Dimig has taken personal time to go to Iowa and join a phone bank. He frequently talks to Romney’s son, Josh Romney, and has been working the state Republican circuit up and down the Front Range.

He will, at the state convention in May, try to convince people he is among the best in the state to represent the Republicans in Minneapolis.

“It’s an American right we have, and a lot of people don’t take advantage of it,” said Dimig, a 43-year-old father of three.

Because Colorado’s Republican Party doesn’t require the 43 delegates going to the national convention to pledge to one particular candidate, those people’s votes at the national convention could be up for grabs, said state Republican Party chair Dick Wadhams.

If there is still more than one Republican vying for a spot on the November ballot — currently there are five — the 43 delegates (three more are “automatic” delegates like Sen. Wayne Allard) could be courted personally by individual candidates. Should that happen, “all eyes would be on Colorado,” Wadhams said.

On the Democratic side, delegates will be pledged to a candidate when they go to the national convention in Denver. The only exceptions are the so-called super delegates, who include the governor, Sen. Ken Salazar and some party leaders.

The party makes sure that, from the precinct level all the way up to the Democratic National Convention, the delegates elected are proportionally representing how their respective group voted.

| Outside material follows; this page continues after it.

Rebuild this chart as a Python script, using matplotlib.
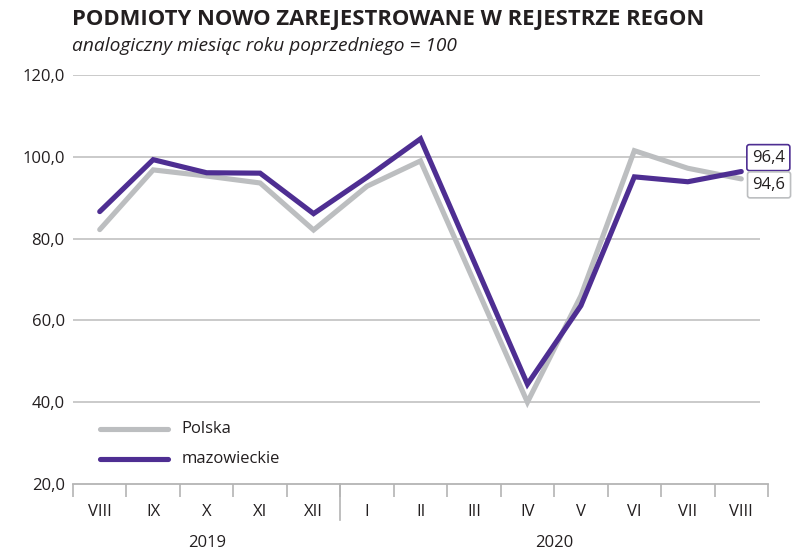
import matplotlib.pyplot as plt
from matplotlib.lines import Line2D

plt.rcParams['font.family'] = ['Open Sans', 'DejaVu Sans']

months = ['VIII', 'IX', 'X', 'XI', 'XII', 'I', 'II', 'III', 'IV', 'V', 'VI', 'VII', 'VIII']
years = ['2019', '2020']
polska = [82.2, 96.8, 95.3, 93.6, 82.1, 92.8, 99.0, 69.5, 40.0, 66.0, 101.5, 97.2, 94.6]
mazowieckie = [86.6, 99.3, 96.1, 96.0, 86.1, 95.0, 104.4, 74.4, 44.4, 63.6, 95.1, 93.9, 96.4]
yticks = [20, 40, 60, 80, 100, 120]

GRAY = '#bcbec0'
PURPLE = '#4e2e92'
TXT = '#231f20'
FS = 12

fig = plt.figure(figsize=(8.04, 5.53), dpi=100)
ax = fig.add_axes([73 / 804, 1 - 484 / 553, (768 - 73) / 804, (484 - 75) / 553])

x = list(range(len(months)))
# gridlines
for v in yticks[1:]:
    ax.plot([-0.5, 12.35], [v, v], color='#c6c6c6', lw=1.3, zorder=1, solid_capstyle='butt')

ax.plot(x, polska, color=GRAY, lw=3.7, zorder=3, solid_capstyle='round', solid_joinstyle='miter')
ax.plot(x, mazowieckie, color=PURPLE, lw=3.7, zorder=4, solid_capstyle='round', solid_joinstyle='miter')

ax.set_xlim(-0.5, 12.5)
ax.set_ylim(20, 120)
for s in ['top', 'right', 'left']:
    ax.spines[s].set_visible(False)
ax.spines['bottom'].set_color('#b4b4b4')
ax.spines['bottom'].set_linewidth(1.3)

ax.set_yticks(yticks)
ax.set_yticklabels([f'{v:.1f}'.replace('.', ',') for v in yticks], fontsize=FS, color=TXT)
ax.tick_params(axis='y', length=0, pad=6)

# month boundaries as ticks
ax.set_xticks([i + 0.5 for i in range(-1, 13)])
ax.set_xticklabels([])
ax.tick_params(axis='x', length=9, width=1.2, color='#b4b4b4')
for i, m in enumerate(months):
    ax.annotate(m, (i, 20), xytext=(0, -20), textcoords='offset points', ha='center', va='center',
                fontsize=FS, color=TXT, annotation_clip=False)
# year separator
sep = Line2D([4.5, 4.5], [20, 11.2], color='#b4b4b4', lw=1.2, transform=ax.transData, clip_on=False)
ax.add_line(sep)
ax.annotate(years[0], (2, 20), xytext=(0, -42.5), textcoords='offset points', ha='center', va='center',
            fontsize=FS, color=TXT, annotation_clip=False)
ax.annotate(years[1], (8.5, 20), xytext=(0, -42.5), textcoords='offset points', ha='center', va='center',
            fontsize=FS, color=TXT, annotation_clip=False)

# end labels
lab_m = f'{mazowieckie[-1]:.1f}'.replace('.', ',')
lab_p = f'{polska[-1]:.1f}'.replace('.', ',')
ax.annotate(lab_m, (12, mazowieckie[-1]), xytext=(19.5, 10.0),
            textcoords='offset points', ha='center', va='center', fontsize=FS, color=TXT,
            bbox=dict(boxstyle='round,pad=0.3,rounding_size=0.15', fc='white', ec=PURPLE, lw=1.2),
            annotation_clip=False, zorder=6)
ax.annotate(lab_p, (12, polska[-1]), xytext=(20.0, -4.3),
            textcoords='offset points', ha='center', va='center', fontsize=FS, color=TXT,
            bbox=dict(boxstyle='round,pad=0.3,rounding_size=0.15', fc='white', ec=GRAY, lw=1.2),
            annotation_clip=False, zorder=6)

# legend
ax.plot([0, 1.27], [33.5, 33.5], color=GRAY, lw=3.7, solid_capstyle='round')
ax.plot([0, 1.27], [26.2, 26.2], color=PURPLE, lw=3.7, solid_capstyle='round')
ax.text(1.53, 33.5, 'Polska', fontsize=FS, color=TXT, va='center')
ax.text(1.53, 26.2, 'mazowieckie', fontsize=FS, color=TXT, va='center')

fig.text(72 / 804, 1 - 19 / 553, 'PODMIOTY NOWO ZAREJESTROWANE W REJESTRZE REGON', fontsize=15.8,
         fontweight='bold', color=TXT, va='center')
fig.text(72 / 804, 1 - 46 / 553, 'analogiczny miesiąc roku poprzedniego = 100', fontsize=13.8,
         style='italic', color=TXT, va='center')

fig.savefig('out.png', dpi=100)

For example, if a Democratic precinct has 100 people and 80 went for one candidate and 20 went for another, and the precinct sent 10 people to the county convention, eight of those 10 would have to represent one candidate and two would have to represent the other.

The process is opaque enough that Democratic precinct captains are encouraged to bring calculators to the caucuses a week from tonight.

Dimig will start campaigning for the national convention at his Republican precinct in Boulder County next Tuesday.

“I have a desire to get involved sooner (than November,)” Dimig said. “I’m more aware that the person in the Oval Office is going to make a bigger difference this time. . . . It was time I got myself in the system.”